» **Set problem**
Among the entries that follow, locate the line with "Rebuild this diagram" and the line with "minimum width=125bp, minimum". Output those lines and all lines in between, exactly, minus the pictures.

(Rows from a dataset of charts and code)
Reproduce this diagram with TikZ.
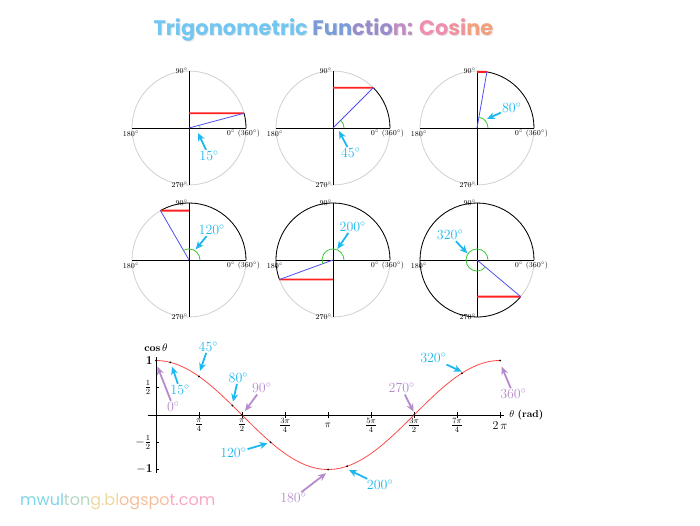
\documentclass[tikz,border=0pt]{standalone}
\usepackage{fontspec}
\newfontfamily\titlefont{Poppins}
\usetikzlibrary{arrows.meta}

% Colours
\definecolor{skycyan}{HTML}{1DB8F0}
\definecolor{lilac}{HTML}{B48CCB}
\definecolor{ringgray}{HTML}{D0D0D0}
\definecolor{cosred}{HTML}{FF2020}
\definecolor{radblue}{HTML}{5050F5}
\definecolor{arcgreen}{HTML}{3CC83C}
\definecolor{curvered}{HTML}{FF4A4A}
\definecolor{tA}{HTML}{72C6F0}
\definecolor{fA}{HTML}{7A9CD8}
\definecolor{fB}{HTML}{9A8CCC}
\definecolor{fC}{HTML}{C28CC4}
\definecolor{cA}{HTML}{EE8FAE}
\definecolor{cB}{HTML}{F0929E}
\definecolor{cC}{HTML}{F3A080}
\definecolor{wA}{HTML}{7DD6EA}
\definecolor{wB}{HTML}{B4D8C4}
\definecolor{wC}{HTML}{EED8A0}
\definecolor{wD}{HTML}{F6C09C}
\definecolor{wE}{HTML}{F8A8C4}

\tikzset{
  ringback/.style={draw=ringgray, line width=0.8pt},
  ringfront/.style={draw=black, line width=0.8pt},
  axisline/.style={draw=black, line width=0.9pt},
  cosline/.style={draw=cosred, line width=1.8pt},
  radline/.style={draw=radblue, line width=0.8pt},
  anglemark/.style={draw=arcgreen, line width=0.8pt},
  degtick/.style={inner sep=0pt, font=\fontsize{7.5}{7.5}\selectfont},
  skylabel/.style={inner sep=1pt, text=skycyan, font=\fontsize{14}{14}\selectfont},
  lilaclabel/.style={inner sep=1pt, text=lilac, font=\fontsize{14}{14}\selectfont},
  skyarrow/.style={draw=skycyan, line width=1.8pt, -{Stealth[length=8pt,width=7pt]}},
  lilacarrow/.style={draw=lilac, line width=1.8pt, -{Stealth[length=8pt,width=7pt]}},
  graphaxis/.style={draw=black, line width=0.8pt},
  ticklabel/.style={inner sep=0pt, font=\fontsize{12}{12}\selectfont},
  curveline/.style={draw=curvered, line width=0.8pt}
}

\begin{document}
\begin{tikzpicture}[x=1pt, y=1pt]
\useasboundingbox (0,0) rectangle (700,525);
% Title
\node[anchor=base, text=black!10, font=\titlefont\bfseries\fontsize{21}{21}\selectfont] (titleshadow) at (324.5,488) {Trigonometric Function: Cosine};
\node[anchor=base, font=\titlefont\bfseries\fontsize{21}{21}\selectfont] (title) at (323.5,489.5) {{\color{tA}Trigonometric} {\color{fA}Fun}{\color{fB}ctio}{\color{fC}n:} {\color{cA}Co}{\color{cB}si}{\color{cC}ne}};
% Unit circles
\foreach \cx/\cy/\ang/\sy in {189/397/15/14.75, 333/397/45/40.31, 477/397/80/56.13, 189/265/120/49.36, 333/265/200/-19.49, 477/265/320/-36.64}{
  \begin{scope}[shift={(\cx,\cy)}]
    \draw[ringback] (0,0) circle (57);
    \draw[ringfront] (57,0) arc (0:\ang:57);
    \draw[axisline] (-57,0) -- (57,0);
    \draw[axisline] (0,-57) -- (0,57);
    \coordinate (tip\ang) at (\ang:57);
    \coordinate (foot\ang) at (0,\sy);
    \draw[cosline] (foot\ang) -- (tip\ang);
    \draw[radline] (0,0) -- (tip\ang);
    \draw[anglemark] (11,0) arc (0:\ang:11);
    \node[degtick, anchor=east] (top\ang) at (-1,57) {90$^\circ$};
    \node[degtick, anchor=east] (bot\ang) at (-1,-57) {270$^\circ$};
    \node[degtick] (left\ang) at (-58,-6) {180$^\circ$};
    \node[degtick] (right\ang) at (54.5,-6) {0$^\circ$ (360$^\circ$)};
  \end{scope}
}
% Angle labels on circles
\node[skylabel] (c15) at (209,369) {15$^\circ$};
\coordinate (c15tip) at (198,392);
\draw[skyarrow] (c15) -- (c15tip);
\node[skylabel] (c45) at (350.7,371.7) {45$^\circ$};
\coordinate (c45tip) at (339,394);
\draw[skyarrow] (c45) -- (c45tip);
\node[skylabel] (c80) at (511.7,417.3) {80$^\circ$};
\coordinate (c80tip) at (487,406);
\draw[skyarrow] (c80) -- (c80tip);
\node[skylabel] (c120) at (211.7,295) {120$^\circ$};
\coordinate (c120tip) at (195.7,275.7);
\draw[skyarrow] (c120) -- (c120tip);
\node[skylabel] (c200) at (352.7,298.3) {200$^\circ$};
\coordinate (c200tip) at (337.3,276);
\draw[skyarrow] (c200) -- (c200tip);
\node[skylabel] (c320) at (450,290) {320$^\circ$};
\coordinate (c320tip) at (467.3,271.7);
\draw[skyarrow] (c320) -- (c320tip);
% Graph of cosine
\begin{scope}[shift={(156,110)}, x=54.75pt, y=54.5pt]
  \draw[graphaxis] (-0.15,0) -- (6.36,0);
  \draw[graphaxis] (0,-1.06) -- (0,1.06);
  \foreach \k in {1,...,8} \draw[graphaxis] ({\k*pi/4},0.05) -- ({\k*pi/4},-0.05);
  \foreach \v in {-1,-0.5,0.5,1} \draw[graphaxis] (0,\v) -- (0.05,\v);
  % Tick labels
  \node[ticklabel] (xa) at ({pi/4},-0.19) {$\frac{\pi}{4}$};
  \node[ticklabel] (xb) at ({pi/2},-0.19) {$\frac{\pi}{2}$};
  \node[ticklabel] (xc) at ({3*pi/4},-0.19) {$\frac{3\pi}{4}$};
  \node[ticklabel, font=\fontsize{10}{10}\selectfont] (xd) at ({pi},-0.19) {$\pi$};
  \node[ticklabel] (xe) at ({5*pi/4},-0.19) {$\frac{5\pi}{4}$};
  \node[ticklabel] (xf) at ({3*pi/2},-0.19) {$\frac{3\pi}{2}$};
  \node[ticklabel] (xg) at ({7*pi/4},-0.19) {$\frac{7\pi}{4}$};
  \node[ticklabel] (xh) at ({2*pi},-0.19) {2\,$\pi$};
  \node[ticklabel, anchor=east] (ya) at (-0.06,1) {\textbf{1}};
  \node[ticklabel, anchor=east] (yb) at (-0.08,0.5) {$\frac{1}{2}$};
  \node[ticklabel, anchor=east] (yc) at (-0.08,-0.5) {$-\frac{1}{2}$};
  \node[ticklabel, anchor=east] (yd) at (-0.06,-1) {$-$\textbf{1}};
  \node[ticklabel, font=\fontsize{10.5}{10.5}\selectfont] (ylab) at (0,1.23) {\textbf{cos}\,$\theta$};
  \node[ticklabel, anchor=west, font=\fontsize{10}{10}\selectfont] (xlab) at (6.45,0) {$\theta$ \textbf{(rad)}};
  % Curve and points
  \draw[curveline] plot[domain=0:6.2832, samples=120] (\x,{cos(\x r)});
  \foreach \a in {0,15,45,80,90,120,180,200,270,320,360}
    \fill[black] ({\a*pi/180},{cos(\a)}) circle (1pt);
\end{scope}
% Angle labels on the graph
\node[lilaclabel] (g0) at (173.3,118) {0$^\circ$};
\coordinate (g0tip) at (157.5,158.3);
\draw[lilacarrow] (g0) -- (g0tip);
\node[skylabel] (g15) at (180,135) {15$^\circ$};
\coordinate (g15tip) at (172,158.3);
\draw[skyarrow] (g15) -- (g15tip);
\node[skylabel] (g45) at (208.3,178.3) {45$^\circ$};
\coordinate (g45tip) at (200,154);
\draw[skyarrow] (g45) -- (g45tip);
\node[skylabel] (g80) at (238.3,147.3) {80$^\circ$};
\coordinate (g80tip) at (233,123.3);
\draw[skyarrow] (g80) -- (g80tip);
\node[lilaclabel] (g90) at (261.7,136.7) {90$^\circ$};
\coordinate (g90tip) at (245,114);
\draw[lilacarrow] (g90) -- (g90tip);
\node[skylabel] (g120) at (233.3,71.7) {120$^\circ$};
\coordinate (g120tip) at (267.5,81.7);
\draw[skyarrow] (g120) -- (g120tip);
\node[lilaclabel] (g180) at (293.3,26.7) {180$^\circ$};
\coordinate (g180tip) at (326,51.7);
\draw[lilacarrow] (g180) -- (g180tip);
\node[skylabel] (g200) at (380,40) {200$^\circ$};
\coordinate (g200tip) at (349,55);
\draw[skyarrow] (g200) -- (g200tip);
\node[lilaclabel] (g270) at (401.7,136.7) {270$^\circ$};
\coordinate (g270tip) at (413.5,113.3);
\draw[lilacarrow] (g270) -- (g270tip);
\node[skylabel] (g320) at (433.3,166.7) {320$^\circ$};
\coordinate (g320tip) at (461.7,153.3);
\draw[skyarrow] (g320) -- (g320tip);
\node[lilaclabel] (g360) at (513.3,130.7) {360$^\circ$};
\coordinate (g360tip) at (501.7,158.3);
\draw[lilacarrow] (g360) -- (g360tip);
% Watermark
\node[anchor=base west, inner sep=0pt, font=\titlefont\fontsize{16}{16}\selectfont] (blog) at (20,20) {{\color{wA}mwul}{\color{wB}ton}{\color{wC}g.bl}{\color{wD}ogspo}{\color{wE}t.com}};
\end{tikzpicture}
\end{document}
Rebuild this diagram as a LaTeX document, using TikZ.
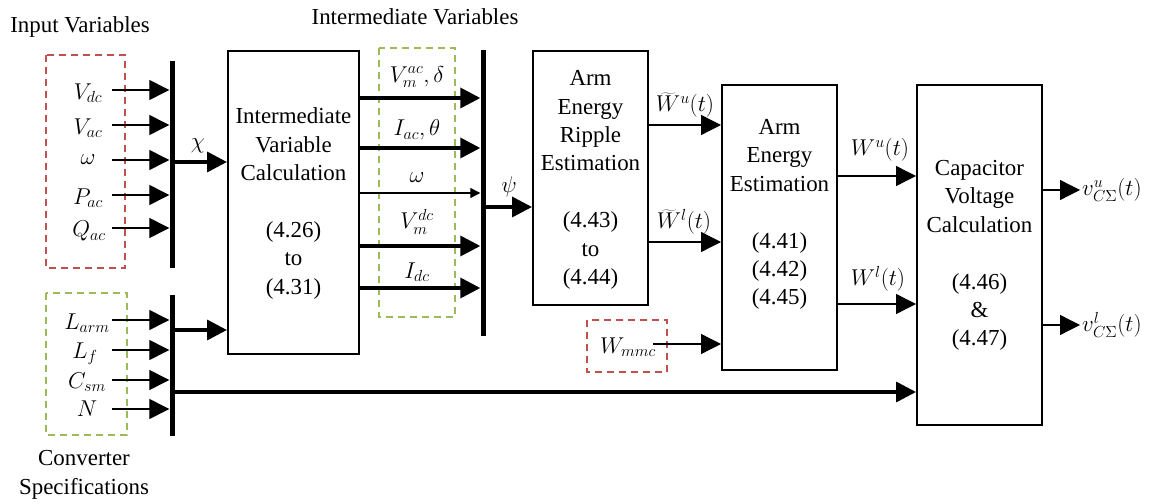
\RequirePackage{fix-cm}
\documentclass[tikz,border=0pt]{standalone}
\usepackage{fontspec}
\setmainfont{LiberationSerif}[Extension=.ttf, UprightFont=*-Regular, BoldFont=*-Bold, ItalicFont=*-Italic]
\usetikzlibrary{arrows.meta}
\definecolor{dred}{HTML}{C0504D}
\definecolor{dgreen}{HTML}{9BBB59}
\begin{document}
\begin{tikzpicture}[x=1bp,y=-1bp,
  every node/.style={font=\fontsize{23}{28.5}\selectfont, inner sep=0pt},
  block/.style={draw, line width=2bp},
  bus/.style={fill=black, minimum width=5bp, inner sep=0pt},
  lowarr/.style={line width=1.3bp, -{Triangle[length=20bp,width=20bp]}},
  higharr/.style={line width=3.5bp, -{Triangle[length=20bp,width=20bp]}},
  smallarr/.style={line width=1.2bp, -{Triangle[length=10bp,width=10bp]}},
  redgroup/.style={draw=dred, line width=2bp, dash pattern=on 7bp off 5bp},
  greengroup/.style={draw=dgreen, line width=2bp, dash pattern=on 7bp off 5bp},
]
\useasboundingbox (0,0) rectangle (1160,504);

% group boxes
\draw[redgroup] (46,55) rectangle (125,268);
\draw[greengroup] (46,293) rectangle (127,435);
\draw[greengroup] (379,48) rectangle (455,317);
\draw[redgroup] (587,320) rectangle (667,372);

% titles
\node (tin) at (80,27) {Input Variables};
\node (tint) at (415,17) {Intermediate Variables};
\node[align=center] (tconv) at (84,475) {Converter\\Specifications};

% buses
\node[bus, minimum height=207bp] (bus1) at (172,164.5) {};
\node[bus, minimum height=141bp] (bus2) at (172,365.5) {};
\node[bus, minimum height=286bp] (bus3) at (483,193) {};

% blocks
\node[block, minimum width=131bp, minimum height=303bp] (B1) at (293.5,202.5) {};
\node[block, minimum width=115bp, minimum height=254bp] (B2) at (590.5,178) {};
\node[block, minimum width=115bp, minimum height=285bp] (B3) at (779.5,227.5) {};
\node[block, minimum width=125bp, minimum height=340bp] (B4) at (979.5,255) {};

\node[align=center] (T1) at (293.5,203.5) {Intermediate\\Variable\\Calculation\\[28.5bp](4.26)\\to\\(4.31)};
\node[align=center] (T2) at (590.5,180) {Arm\\Energy\\Ripple\\Estimation\\[28.5bp](4.43)\\to\\(4.44)};
\node[align=center] (T3) at (779.5,214.5) {Arm\\Energy\\Estimation\\[28.5bp](4.41)\\(4.42)\\(4.45)};
\node[align=center] (T4) at (979.5,255.5) {Capacitor\\Voltage\\Calculation\\[28.5bp](4.46)\\\&\\(4.47)};

% input variables
\node (vdc) at (88,93) {$V_{dc}$};
\node (vac) at (88,128) {$V_{ac}$};
\node (om) at (88,160) {$\omega$};
\node (pac) at (88,198) {$P_{ac}$};
\node (qac) at (89,231) {$Q_{ac}$};
\coordinate (i1) at (112,90);
\coordinate (i2) at (112,125);
\coordinate (i3) at (112,160);
\coordinate (i4) at (112,195);
\coordinate (i5) at (112,228);
\foreach \c in {i1,i2,i3,i4,i5} \draw[lowarr] (\c) -- (\c -| bus1.west);

% converter specs
\node (larm) at (87,323) {$L_{arm}$};
\node (lf) at (85,354) {$L_f$};
\node (csm) at (87,382) {$C_{sm}$};
\node (nn) at (87,409) {$N$};
\coordinate (s1) at (112,320);
\coordinate (s2) at (112,350);
\coordinate (s3) at (112,380);
\coordinate (s4) at (112,409);
\foreach \c in {s1,s2,s3,s4} \draw[lowarr] (\c) -- (\c -| bus2.west);

% chi
\coordinate (chi) at (172,162);
\draw[higharr] (chi) -- (chi -| B1.west);
\node (chil) at (198,146) {$\chi$};

% bus2 outputs
\coordinate (cs1) at (172,330);
\draw[higharr] (cs1) -- (cs1 -| B1.west);
\coordinate (cs2) at (172,392);
\draw[higharr] (cs2) -- (cs2 -| B4.west);

% intermediate outputs
\coordinate (o1) at (359,98);
\coordinate (o2) at (359,148);
\coordinate (o3) at (359,193);
\coordinate (o4) at (359,246);
\coordinate (o5) at (359,288);
\draw[higharr] (o1 -| B1.east) -- (o1 -| bus3.west);
\draw[higharr] (o2 -| B1.east) -- (o2 -| bus3.west);
\draw[smallarr] (o3 -| B1.east) -- (o3 -| bus3.west);
\draw[higharr] (o4 -| B1.east) -- (o4 -| bus3.west);
\draw[higharr] (o5 -| B1.east) -- (o5 -| bus3.west);
\node (l1) at (417,77) {$V_m^{ac},\delta$};
\node (l2) at (417,130) {$I_{ac},\theta$};
\node (l3) at (417,178) {$\omega$};
\node (l4) at (417,222) {$V_m^{dc}$};
\node (l5) at (417,272) {$I_{dc}$};

% psi
\coordinate (psi) at (483,207);
\draw[higharr] (psi) -- (psi -| B2.west);
\node (psil) at (509,187) {$\psi$};

% B2 -> B3
\coordinate (wu) at (648,125);
\coordinate (wl) at (648,242);
\draw[lowarr] (wu -| B2.east) -- (wu -| B3.west);
\draw[lowarr] (wl -| B2.east) -- (wl -| B3.west);
\node (wul) at (685,105) {$\widetilde{W}^u(t)$};
\node (wll) at (684,222) {$\widetilde{W}^l(t)$};

% Wmmc
\node (wmmc) at (628,347) {$W_{mmc}$};
\coordinate (wm) at (653,344);
\draw[lowarr] (wm) -- (wm -| B3.west);

% B3 -> B4
\coordinate (eu) at (837,176);
\coordinate (el) at (837,304);
\draw[lowarr] (eu -| B3.east) -- (eu -| B4.west);
\draw[lowarr] (el -| B3.east) -- (el -| B4.west);
\node (eul) at (880,150) {$W^u(t)$};
\node (ell) at (878,279) {$W^l(t)$};

% outputs
\coordinate (vu) at (1080,190);
\coordinate (vl) at (1080,325);
\draw[lowarr] (vu -| B4.east) -- (vu);
\draw[lowarr] (vl -| B4.east) -- (vl);
\node[anchor=west] (vul) at (1082,190) {$v_{C\Sigma}^u(t)$};
\node[anchor=west] (vll) at (1082,325) {$v_{C\Sigma}^l(t)$};
\end{tikzpicture}
\end{document}
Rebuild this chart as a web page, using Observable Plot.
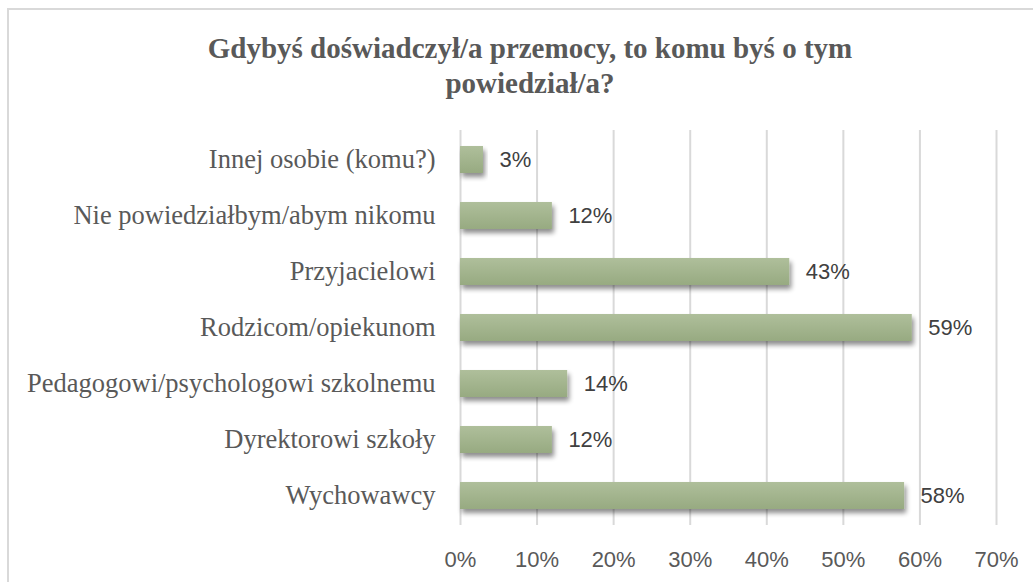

» **Exercise answer**
Rebuild this diagram as a LaTeX document, using TikZ.
\RequirePackage{fix-cm}
\documentclass[tikz,border=0pt]{standalone}
\usepackage{fontspec}
\setmainfont{LiberationSerif}[Extension=.ttf, UprightFont=*-Regular, BoldFont=*-Bold, ItalicFont=*-Italic]
\usetikzlibrary{arrows.meta}
\definecolor{dred}{HTML}{C0504D}
\definecolor{dgreen}{HTML}{9BBB59}
\begin{document}
\begin{tikzpicture}[x=1bp,y=-1bp,
  every node/.style={font=\fontsize{23}{28.5}\selectfont, inner sep=0pt},
  block/.style={draw, line width=2bp},
  bus/.style={fill=black, minimum width=5bp, inner sep=0pt},
  lowarr/.style={line width=1.3bp, -{Triangle[length=20bp,width=20bp]}},
  higharr/.style={line width=3.5bp, -{Triangle[length=20bp,width=20bp]}},
  smallarr/.style={line width=1.2bp, -{Triangle[length=10bp,width=10bp]}},
  redgroup/.style={draw=dred, line width=2bp, dash pattern=on 7bp off 5bp},
  greengroup/.style={draw=dgreen, line width=2bp, dash pattern=on 7bp off 5bp},
]
\useasboundingbox (0,0) rectangle (1160,504);

% group boxes
\draw[redgroup] (46,55) rectangle (125,268);
\draw[greengroup] (46,293) rectangle (127,435);
\draw[greengroup] (379,48) rectangle (455,317);
\draw[redgroup] (587,320) rectangle (667,372);

% titles
\node (tin) at (80,27) {Input Variables};
\node (tint) at (415,17) {Intermediate Variables};
\node[align=center] (tconv) at (84,475) {Converter\\Specifications};

% buses
\node[bus, minimum height=207bp] (bus1) at (172,164.5) {};
\node[bus, minimum height=141bp] (bus2) at (172,365.5) {};
\node[bus, minimum height=286bp] (bus3) at (483,193) {};

% blocks
\node[block, minimum width=131bp, minimum height=303bp] (B1) at (293.5,202.5) {};
\node[block, minimum width=115bp, minimum height=254bp] (B2) at (590.5,178) {};
\node[block, minimum width=115bp, minimum height=285bp] (B3) at (779.5,227.5) {};
\node[block, minimum width=125bp, minimum height=340bp] (B4) at (979.5,255) {};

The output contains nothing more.